Objects/rangeobject.c (part 2)

Source:

cpython 3.14 @ ab2d84fe1023/Objects/rangeobject.c ↗

This annotation covers membership testing and iteration. See objects_rangeobject_detail for range.__new__, __len__, __getitem__, and slice handling.

Map

Lines	Symbol	Role
1-80	range_contains	O(1) membership test using arithmetic
81-180	range_count	Count occurrences of a value (0 or 1)
181-280	range_index	Return the index of a value or raise ValueError
281-400	range___reversed__	Return range_iterator in reverse order
401-600	rangeiterobject	Fast iterator: counter + stop + step

Reading

range_contains

// CPython: Objects/rangeobject.c:368 range_contains
static int
range_contains(PyRangeObject *r, PyObject *ob)
{
    /* Optimize for integer arguments — O(1) test using step arithmetic.
       Non-integers fall back to linear scan via PySequence_Contains. */
    if (PyLong_CheckExact(ob) || PyBool_Check(ob)) {
        return range_contains_long(r, ob);
    }
    return (int)_PySequence_IterSearch((PyObject*)r, ob, PY_ITERSEARCH_CONTAINS);
}

static int
range_contains_long(PyRangeObject *r, PyObject *ob)
{
    /* True if (ob - start) % step == 0 and 0 <= (ob - start) // step < len */
    PyObject *tmp = PyNumber_Subtract(ob, r->start);
    if (!_PyLong_IsZero(r->step)) {
        PyObject *mod = PyNumber_Remainder(tmp, r->step);
        if (!_PyLong_IsZero(mod)) { Py_DECREF(mod); return 0; }
        ...
    }
    ...
}

x in range(n) is O(1) because membership is determined by arithmetic, not iteration.
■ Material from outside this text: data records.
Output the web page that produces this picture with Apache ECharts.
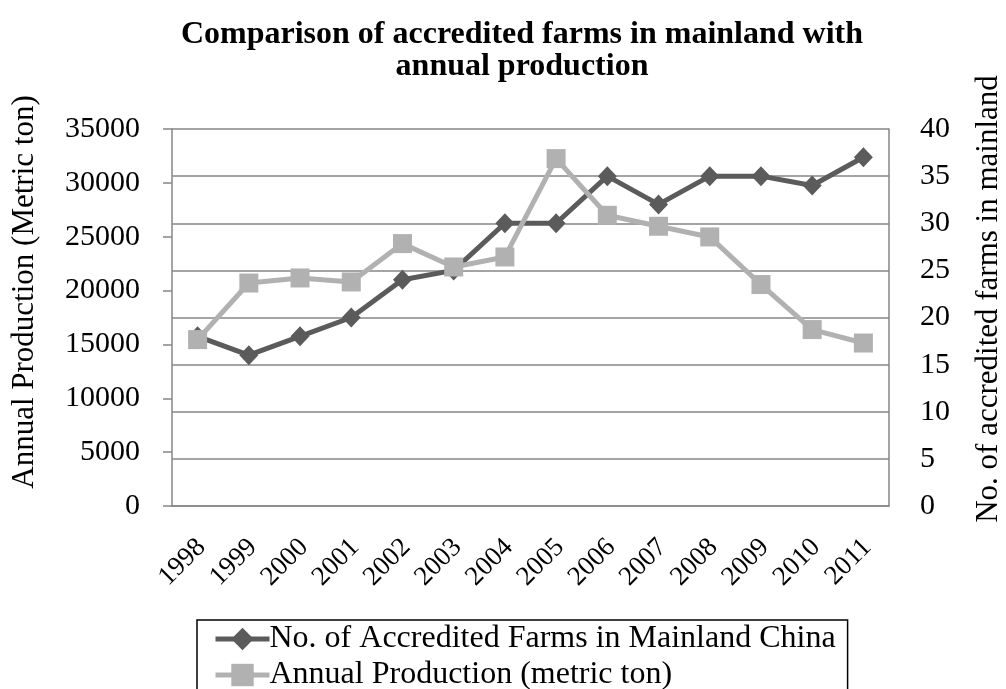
<!DOCTYPE html>
<html>
<head>
<meta charset="utf-8">
<script src="https://cdn.jsdelivr.net/npm/echarts@6/dist/echarts.min.js"></script>
<style>
  html, body { margin: 0; padding: 0; background: #fff; }
  #chart { width: 1006px; height: 689px; }
</style>
</head>
<body>
<div id="chart"></div>
<script>
// Years on the category axis
const years = ['1998', '1999', '2000', '2001', '2002', '2003', '2004',
               '2005', '2006', '2007', '2008', '2009', '2010', '2011'];
// Number of accredited farms (right axis)
const farms = [18, 16, 18, 20, 24, 25, 30, 30, 35, 32, 35, 35, 34, 37];
// Annual production in metric tons (left axis)
const production = [15450, 20700, 21170, 20800, 24360, 22190, 23120,
                    32250, 26990, 25970, 24980, 20560, 16380, 15130];

const leftTicks = { min: 0, max: 35000, interval: 5000 };
const rightTicks = { min: 0, max: 40, interval: 5 };

const serif = '"Liberation Serif", "Times New Roman", serif';
const axisGray = '#868686';
const farmsColor = '#5b5b5b';
const prodColor = '#b1b1b1';
const farmsName = 'No. of Accredited Farms in Mainland China';
const prodName = 'Annual Production (metric ton)';

const chart = echarts.init(document.getElementById('chart'), null, { renderer: 'canvas' });

chart.setOption({
  backgroundColor: '#ffffff',
  animation: false,
  title: {
    text: 'Comparison of accredited farms in mainland with\nannual production',
    left: 517,
    top: 14,
    textAlign: 'center',
    textStyle: {
      fontFamily: serif,
      fontWeight: 'bold',
      fontSize: 32,
      lineHeight: 32,
      color: '#000'
    }
  },
  grid: { left: 172, right: 117, top: 129, bottom: 183, containLabel: false },
  legend: {
    orient: 'vertical',
    left: 197,
    top: 620,
    height: 140,
    padding: [3, 12, 12, 16],
    itemGap: 4,
    itemWidth: 54,
    itemHeight: 28,
    borderColor: '#000',
    borderWidth: 1.5,
    borderRadius: 0,
    lineStyle: { width: 5 },
    textStyle: { fontFamily: serif, fontSize: 32, lineHeight: 32, color: '#000', padding: [0, 0, 0, -5] },
    data: [farmsName, prodName]
  },
  xAxis: {
    type: 'category',
    data: years,
    boundaryGap: true,
    axisLine: { show: true, lineStyle: { color: axisGray, width: 1.5 } },
    axisTick: { show: false },
    axisLabel: {
      interval: 0,
      rotate: 45,
      margin: 22,
      verticalAlign: 'top',
      padding: [0, 8, 0, 0],
      fontFamily: serif,
      fontSize: 27,
      color: '#000'
    },
    splitLine: { show: false }
  },
  yAxis: [
    {
      type: 'value',
      position: 'left',
      min: leftTicks.min,
      max: leftTicks.max,
      interval: leftTicks.interval,
      axisLine: { show: true, lineStyle: { color: axisGray, width: 1.5 } },
      axisTick: { show: true, inside: false, length: 9, lineStyle: { color: axisGray, width: 1.5 } },
      axisLabel: {
        fontFamily: serif, fontSize: 30, color: '#000', margin: 32,
        formatter: v => String(v)
      },
      splitLine: { show: false }
    },
    {
      type: 'value',
      position: 'right',
      min: rightTicks.min,
      max: rightTicks.max,
      interval: rightTicks.interval,
      axisLine: { show: true, lineStyle: { color: axisGray, width: 1.5 } },
      axisTick: { show: false },
      axisLabel: { fontFamily: serif, fontSize: 30, color: '#000', margin: 31 },
      splitLine: { show: true, lineStyle: { color: axisGray, width: 1.5 } }
    }
  ],
  graphic: [
    {
      type: 'text',
      x: 25, y: 292,
      rotation: Math.PI / 2,
      style: {
        text: 'Annual Production (Metric ton)',
        fontFamily: serif, fontSize: 31, fill: '#000',
        textAlign: 'center', textVerticalAlign: 'middle'
      }
    },
    {
      type: 'text',
      x: 989, y: 299,
      rotation: Math.PI / 2,
      style: {
        text: 'No. of accredited farms in mainland',
        fontFamily: serif, fontSize: 31, fill: '#000',
        textAlign: 'center', textVerticalAlign: 'middle'
      }
    }
  ],
  series: [
    {
      name: prodName,
      type: 'line',
      yAxisIndex: 0,
      data: production,
      symbol: 'rect',
      symbolSize: 19,
      z: 2,
      lineStyle: { color: prodColor, width: 5 },
      itemStyle: { color: prodColor }
    },
    {
      name: farmsName,
      type: 'line',
      yAxisIndex: 1,
      data: farms,
      symbol: 'diamond',
      symbolSize: [19, 20],
      z: 1,
      lineStyle: { color: farmsColor, width: 5 },
      itemStyle: { color: farmsColor }
    }
  ]
});
</script>
</body>
</html>
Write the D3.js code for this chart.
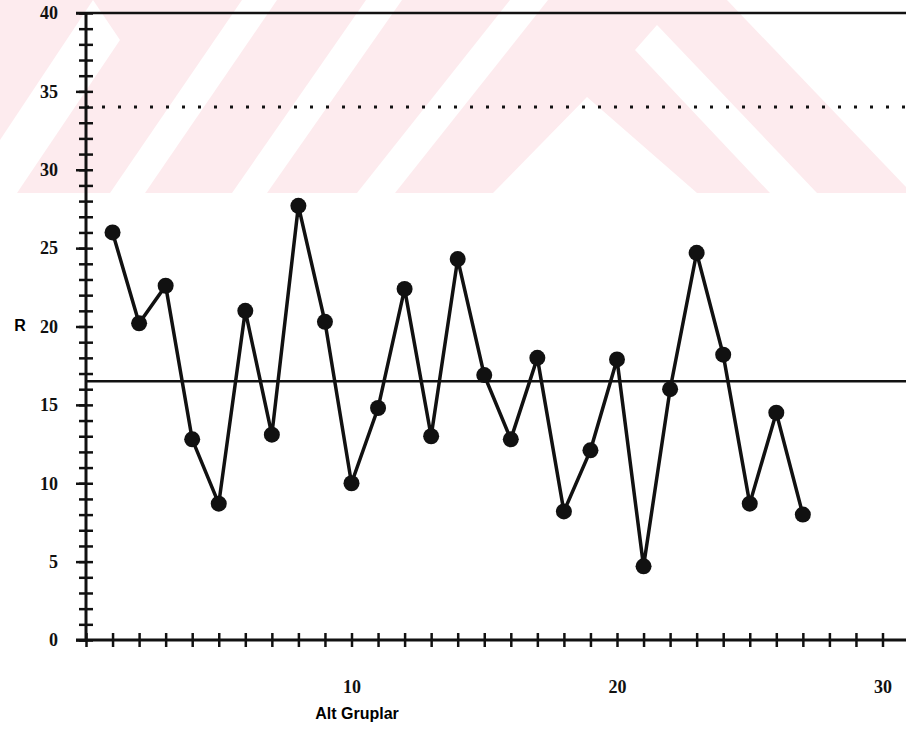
<!DOCTYPE html>
<html lang="en">
<head>
    <meta charset="UTF-8">
    <title>R chart</title>
    <style>
        body { margin: 0; background: #fff; }
        .tick text { font-family: "Liberation Serif", serif; font-weight: bold; font-size: 18px; fill: #111; }
        .axis path { display: none; }
        .axis line { stroke: #111; stroke-width: 2.5px; }
    </style>
</head>
<body>
<svg></svg>
<script src="https://d3js.org/d3.v7.min.js"></script>
<script>
    // sub-group number and range value
    var groups = d3.range(1, 28);
    var rValues = [26.0, 20.2, 22.6, 12.8, 8.7, 21.0, 13.1, 27.7, 20.3, 10.0,
        14.8, 22.4, 13.0, 24.3, 16.9, 12.8, 18.0, 8.2, 12.1, 17.9,
        4.7, 16.0, 24.7, 18.2, 8.7, 14.5, 8.0];
    var centerLine = 16.5;
    var upperLimit = 34;
    var yMajorTicks = [0, 5, 10, 15, 20, 25, 30, 35, 40];
    var xLabelTicks = [10, 20, 30];

    var width = 906;
    var height = 736;

    var x = d3.scaleLinear().domain([0, 31]).range([86, 86 + 31 * 26.55]);
    var y = d3.scaleLinear().domain([0, 40]).range([640, 13]);

    var svg = d3.select("svg")
        .attr("width", width)
        .attr("height", height);

    // faint watermark in the background
    var wm = svg.append("g");
    wm.append("clipPath").attr("id", "wmclip")
        .append("rect").attr("x", 0).attr("y", 0).attr("width", width).attr("height", 193);
    var wmg = wm.append("g").attr("clip-path", "url(#wmclip)");
    wmg.append("rect").attr("x", 0).attr("y", 0).attr("width", width).attr("height", 193)
        .style("fill", "#fdebee");
    var whiteShapes = [
        [[93, 0], [120, 40], [17, 193], [-20, 193], [-20, 170]],
        [[110, 193], [145, 193], [277, 0], [242, 0]],
        [[232, 193], [267, 193], [402, 0], [366, 0]],
        [[357, 193], [395, 193], [548, 0], [510, 0]],
        [[587, 97], [697, 193], [493, 193]],
        [[635, 50], [657, 25], [817, 193], [770, 193]],
        [[727, 0], [906, 0], [906, 187]]
    ];
    wmg.selectAll("polygon").data(whiteShapes).enter().append("polygon")
        .attr("points", function (d) { return d.join(" "); })
        .style("fill", "#fff");

    // frame top line at 40
    svg.append("line")
        .attr("x1", 76).attr("x2", width)
        .attr("y1", y(40)).attr("y2", y(40))
        .style("stroke", "#111").style("stroke-width", 2.5);

    // upper control limit (dotted)
    svg.append("line")
        .attr("x1", x(0)).attr("x2", width)
        .attr("y1", y(upperLimit)).attr("y2", y(upperLimit))
        .style("stroke", "#111").style("stroke-width", 3)
        .style("stroke-dasharray", "3,13");

    // center line
    svg.append("line")
        .attr("x1", x(0)).attr("x2", width)
        .attr("y1", y(centerLine)).attr("y2", y(centerLine))
        .style("stroke", "#111").style("stroke-width", 2.5);

    // y axis: crossing minor ticks, longer major ticks with labels
    svg.append("g").attr("class", "axis").attr("transform", "translate(" + x(0) + ",0)")
        .call(d3.axisLeft(y).tickValues(d3.range(0, 41)).tickSize(7).tickFormat(""));
    svg.append("g").attr("class", "axis").attr("transform", "translate(" + x(0) + ",0)")
        .call(d3.axisRight(y).tickValues(d3.range(0, 41)).tickSize(7).tickFormat(""));
    svg.append("g").attr("class", "axis").attr("transform", "translate(" + x(0) + ",0)")
        .call(d3.axisLeft(y).tickValues(yMajorTicks).tickSize(10).tickPadding(18).tickFormat(d3.format("d")));
    svg.append("line")
        .attr("x1", x(0)).attr("x2", x(0))
        .attr("y1", y(40)).attr("y2", y(0))
        .style("stroke", "#111").style("stroke-width", 3);

    // x axis
    svg.append("g").attr("class", "axis").attr("transform", "translate(0," + y(0) + ")")
        .call(d3.axisBottom(x).tickValues(d3.range(0, 31)).tickSize(7).tickFormat(""));
    svg.append("g").attr("class", "axis").attr("transform", "translate(0," + y(0) + ")")
        .call(d3.axisTop(x).tickValues(d3.range(0, 31)).tickSize(7).tickFormat(""));
    svg.append("g").attr("class", "axis").attr("transform", "translate(0," + y(0) + ")")
        .call(d3.axisBottom(x).tickValues(xLabelTicks).tickSize(0).tickPadding(40).tickFormat(d3.format("d")));
    svg.append("line")
        .attr("x1", 76).attr("x2", width)
        .attr("y1", y(0)).attr("y2", y(0))
        .style("stroke", "#111").style("stroke-width", 3);

    // range series
    var line = d3.line()
        .x(function (d, i) { return x(groups[i]); })
        .y(function (d) { return y(d); });
    svg.append("path")
        .datum(rValues)
        .attr("d", line)
        .style("fill", "none")
        .style("stroke", "#111")
        .style("stroke-width", 3.5);
    svg.selectAll("circle")
        .data(rValues)
        .enter().append("circle")
        .attr("cx", function (d, i) { return x(groups[i]); })
        .attr("cy", function (d) { return y(d); })
        .attr("r", 8)
        .style("fill", "#111");

    // axis titles
    svg.append("text")
        .attr("x", 20).attr("y", 331)
        .attr("text-anchor", "middle")
        .style("font-family", "Liberation Sans, Arial, sans-serif")
        .style("font-weight", "bold").style("font-size", "16px")
        .text("R");
    svg.append("text")
        .attr("x", 357).attr("y", 719)
        .attr("text-anchor", "middle")
        .style("font-family", "Liberation Sans, Arial, sans-serif")
        .style("font-weight", "bold").style("font-size", "16px")
        .text("Alt Gruplar");
</script>
</body>
</html>
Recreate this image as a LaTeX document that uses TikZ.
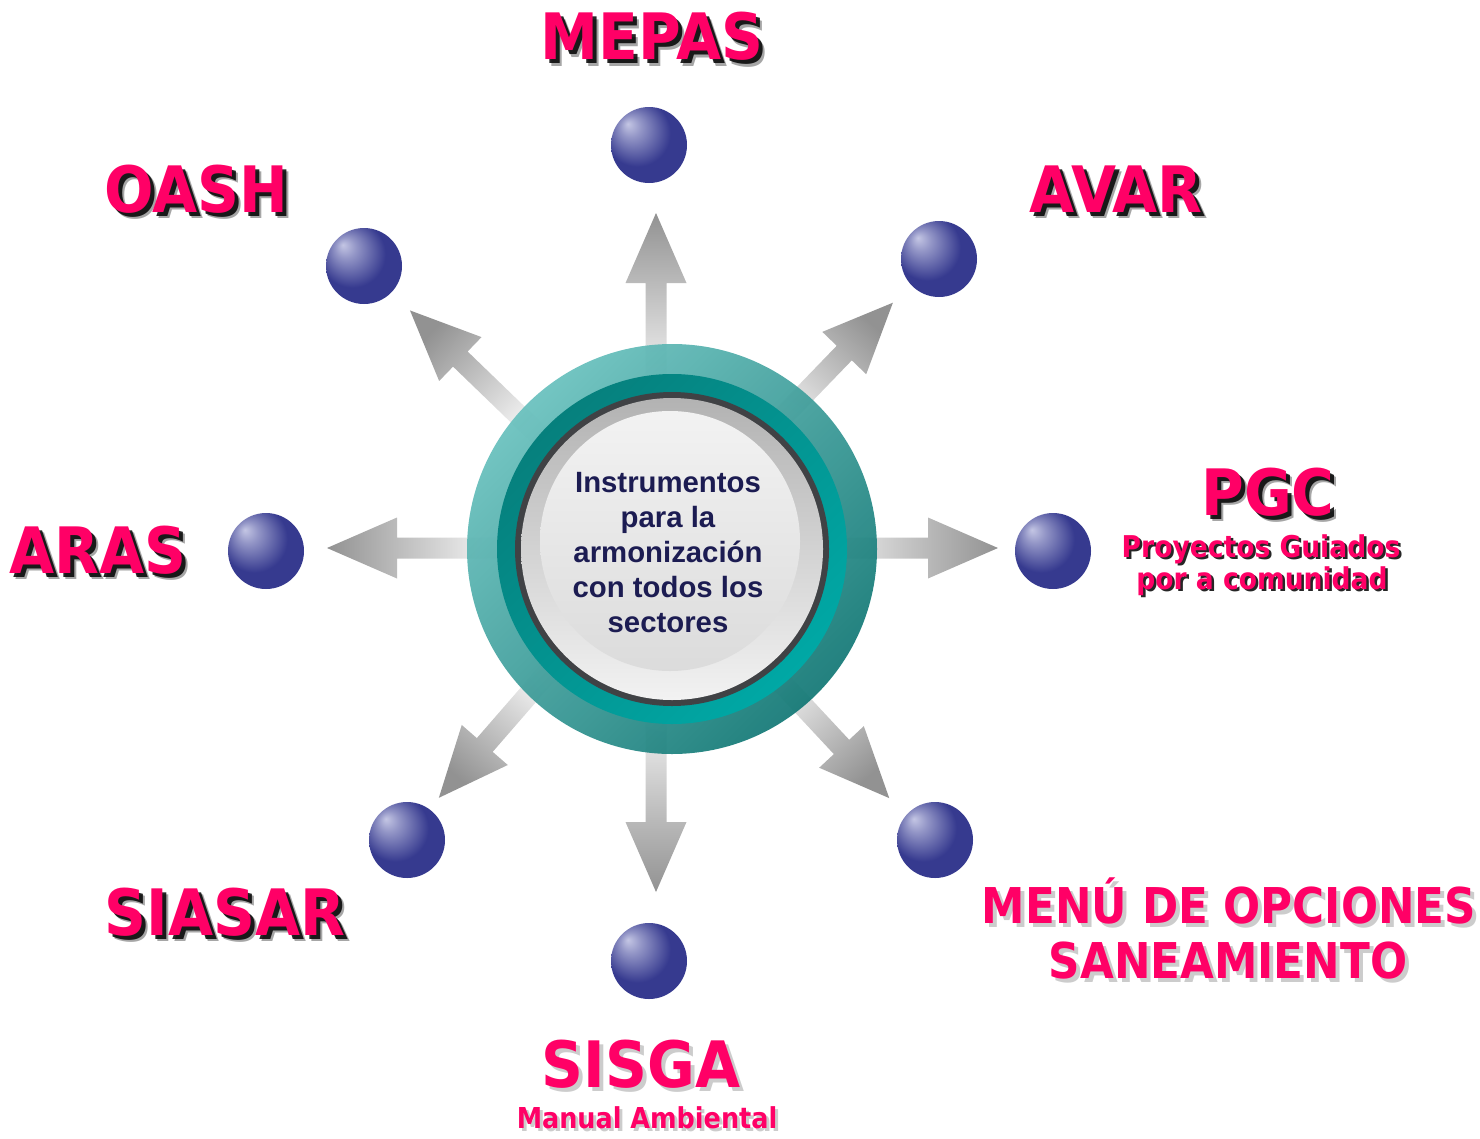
\documentclass[tikz,border=0pt]{standalone}
\usepackage{fontspec}
\setmainfont{Liberation Sans}
\newfontfamily\bigfont{DejaVu Sans Bold}[FakeStretch=0.91]
\newfontfamily\lblfont{DejaVu Sans Bold}[FakeStretch=0.885]
\usepackage{tikz}

\definecolor{pinkred}{RGB}{255,0,102}
\definecolor{ballblue}{RGB}{54,58,143}
\definecolor{ballhi}{RGB}{196,198,228}
\definecolor{navytext}{RGB}{28,28,82}
\definecolor{tealhi}{RGB}{104,192,189}
\definecolor{tealdk}{RGB}{18,120,117}
\definecolor{tealmid}{RGB}{6,128,125}
\definecolor{tealbright}{RGB}{0,168,165}
\definecolor{ringgray}{RGB}{64,66,69}
\definecolor{arrowlight}{RGB}{252,252,252}
\definecolor{arrowdark}{RGB}{146,146,146}
\pgfdeclareradialshading{ballglow}{\pgfpoint{-14bp}{14bp}}{color(0bp)=(ballhi); color(7bp)=(ballhi!65!ballblue); color(22bp)=(ballblue); color(50bp)=(ballblue)}

\begin{document}
\begin{tikzpicture}[x=0.75pt,y=0.75pt,yscale=-1,xscale=1,
  ball/.style={circle, inner sep=0pt, minimum size=57pt, shade, shading=ballglow},
  lbl/.style={text=pinkred, inner sep=0pt, anchor=base},
  dropdark/.style={text=black, text opacity=0.85, inner sep=0pt, anchor=base},
  droplight/.style={text=black, text opacity=0.2, inner sep=0pt, anchor=base},
  bigtxt/.style={font=\bigfont\fontsize{48}{48}\selectfont},
  menutxt/.style={font=\lblfont\fontsize{37}{37}\selectfont},
  subtxt/.style={font=\lblfont\fontsize{22.5}{22.5}\selectfont}]
\useasboundingbox (0,0) rectangle (1480,1138);

%Arrows out of the hub
\coordinate (hub) at (656,548);
\foreach \a/\l in {0/342,46/341,90/335,136/342,180/329,229/331,270/344,313/342}{
  \pgfmathsetmacro\sa{\a-90}
  \begin{scope}[shift={(hub)},rotate=-\a]
    \shade[top color=arrowdark, bottom color=arrowlight, shading angle=\sa] (150,-10.5) -- (\l-70,-10.5) -- (\l-70,-30.5) -- (\l,0) -- (\l-70,30.5) -- (\l-70,10.5) -- (150,10.5) -- cycle;
  \end{scope}
}

%Central disc
\coordinate (c) at (672,549);
\shade[top color=tealhi, bottom color=tealdk, shading angle=45, opacity=0.93] (c) circle (205);
\shade[top color=tealmid, bottom color=tealbright, shading angle=45] (c) circle (175);
\fill[ringgray] (c) circle (157);
\shade[top color=black!30, bottom color=black!5] (c) circle (151);
\shade[top color=black!5, bottom color=black!14] (670,541) circle (130);

% Text Node
\node[text=navytext, align=center, inner sep=0pt, font=\bfseries\fontsize{22}{26.25}\selectfont] (hubtext) at (668,553) {Instrumentos\\para la\\armonización\\con todos los\\sectores};

%Spheres
\foreach \nm/\x/\y in {mepasball/649/145, oashball/364/266, avarball/939/259, arasball/266/551, pgcball/1053/551, siasarball/407/840, menuball/935/840, sisgaball/649/961}
  \node[ball] (\nm) at (\x,\y) {};

%Big labels
\foreach \nm/\x/\y/\t in {mepas/652/60/MEPAS, oash/196/212/OASH, avar/1116/212/AVAR, aras/98/573/ARAS, pgc/1268/515/PGC, siasar/225/935/SIASAR}{
  \node[dropdark, text opacity=0.35, bigtxt] at (\x+6,\y+6) {\t};
  \node[dropdark, bigtxt] at (\x+4,\y+4) {\t};
  \node[lbl, bigtxt] (\nm) at (\x,\y) {\t};
}

%Sub labels of PGC
\foreach \nm/\x/\y/\t in {pgcsub1/1261/557/Proyectos Guiados, pgcsub2/1262/589/por a comunidad}{
  \node[dropdark, subtxt] at (\x+2.5,\y+2.5) {\t};
  \node[lbl, subtxt] (\nm) at (\x,\y) {\t};
}

%Light shadow labels
\node[droplight, menutxt] at (1233,927) {MENÚ DE OPCIONES};
\node[lbl, menutxt] (menu1) at (1229,923) {MENÚ DE OPCIONES};
\node[droplight, menutxt] at (1232,982) {SANEAMIENTO};
\node[lbl, menutxt] (menu2) at (1228,978) {SANEAMIENTO};
\node[droplight, bigtxt] at (645,1091) {SISGA};
\node[lbl, bigtxt] (sisga) at (641,1087) {SISGA};
\node[droplight, font=\lblfont\fontsize{21.6}{21.6}\selectfont] at (650,1131) {Manual Ambiental};
\node[lbl, font=\lblfont\fontsize{21.6}{21.6}\selectfont] (sisgasub) at (647,1128) {Manual Ambiental};
\end{tikzpicture}
\end{document}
This is the canonical example of __contains__ optimization for mathematical sequences.

range_index

// CPython: Objects/rangeobject.c:420 range_index
static PyObject *
range_index(PyRangeObject *r, PyObject *ob)
{
    /* Return index i such that range[i] == ob, or raise ValueError. */
    if (!range_contains_long(r, ob)) {
        PyErr_Format(PyExc_ValueError, "%R is not in range", ob);
        return NULL;
    }
    /* index = (ob - start) // step */
    PyObject *diff = PyNumber_Subtract(ob, r->start);
    PyObject *idx  = PyNumber_FloorDivide(diff, r->step);
    Py_DECREF(diff);
    return idx;
}

range(0, 100, 2).index(50) returns 25 in O(1) via a single division.

range___reversed__

// CPython: Objects/rangeobject.c:484 range___reversed__
static PyObject *
range___reversed__(PyRangeObject *r, PyObject *Py_UNUSED(ignored))
{
    /* Return a range_iterator starting at stop-step and going toward start. */
    Py_ssize_t last = r->start + (r->length - 1) * r->step;
    return rangeiter_new(&PyRangeIter_Type, last, r->length,
                         -r->step);
}

reversed(range(10)) returns a new range_iterator with negated step, not a new range object. The compiler emits GET_ITER + FOR_ITER_RANGE for both forward and reversed range loops.

rangeiterobject

// CPython: Objects/rangeobject.c:540 rangeiter_next
static PyObject *
rangeiter_next(PyRangeIterObject *r)
{
    if (r->len > 0) {
        long result = r->start;
        r->start = result + r->step;
        r->len--;
        return PyLong_FromLong(result);
    }
    return NULL;  /* exhausted */
}

rangeiterobject stores start, step, and len (remaining count) as C long. For large ranges (beyond sys.maxsize), a longrangeiterobject variant uses PyObject * arithmetic.

gopy notes

range_contains and range_index are O(1) integer arithmetic in objects/range.go. rangeiterobject is objects.RangeIterator. The FOR_ITER_RANGE specialization in vm/eval_specialize.go accesses RangeIterator.Start/Step/Len directly, bypassing the Python __next__ call.